In geometric (Clifford) algebra, both $k$-vectors and inhomogeneous multivectors may have inverses, which are unique (if they exist). I want to prove the following statement.
Let $A = ⟨A⟩_k$ be a $k$-vector. Is its inverse $A^{-1} = ⟨A^{-1}⟩_k$ necessarily a $k$-vector?
We can prove that $A^{-1}$ is of grade $k$ if we assume it is homogeneous. For example, assuming $A^{-1} = ⟨A^{-1}⟩_m$, then from $$ AA^{-1} = ⟨A⟩_k ⟨A^{-1}⟩_m = ⟨⟨A⟩_k ⟨A^{-1}⟩_m⟩_{|k-m|} + ⟨⟨A⟩_k ⟨A^{-1}⟩_m⟩_{|k-m| + 2} + \cdots + ⟨⟨A⟩_k ⟨A^{-1}⟩_m⟩_{k + m} = 1 $$ we must have that the lowest-grade part $⟨⟨A⟩_k ⟨A^{-1}⟩_m⟩_{|k-m|} = 1$ is one, requiring $k = m$. Thus $A^{-1} = ⟨A^{-1}⟩_k$ is also a $k$-vector.
In an effort to restrict the possible grades of $A^{-1}$ given that $A = ⟨A⟩_k$ is a $k$-vector, I have made the following observations (without assuming $A^{-1}$ is homogeneous):
If $k$ is even/odd, then so is $A^{-1}$. This follows because the even-subalgebra is closed, and hence for $AA^{-1} = 1$ we have either $(\text{even})(\text{even}) = (\text{even})$ or $(\text{odd})(\text{odd}) = (\text{even})$.
If $\tilde{A} = (-1)^{k(k - 1)/2} A$ is the reverse of $A$, then $\tilde{A^{-1}} = (-1)^{k(k - 1)/2}A^{-1}$ follows from $\widetilde{AA^{-1}} = \tilde{A^{-1}}\tilde{A} = 1$. This implies that $A^{-1}$ may only contain parts of grade $\{ m \in \mathbb{Z} \mid (-1)^{k(k - 1)/2} = (-1)^{m(m - 1)/2}\}$.

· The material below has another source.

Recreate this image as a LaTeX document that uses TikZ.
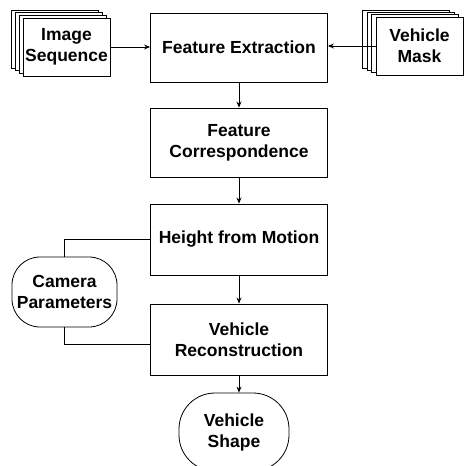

Combining the two points above, we conclude that if $A = ⟨A⟩_k$ then $A^{-1}$ may only contain parts of grade $k + 4\mathbb{Z}$.
In view of the last point, and the fact that (pseudo)scalars and (pseudo)vectors always square to a scalar (and hence have an inverse of the same grade), we can conclude that $A^{-1}$ must be a $k$-vector in algebras of dimension $\le 7$.
But in $8$ dimensions, I can't eliminate the possibility that a $2$-vector has an inverse with parts of grade $6$, and vice versa.
Is there a more direct way to show this, or is there a counter example?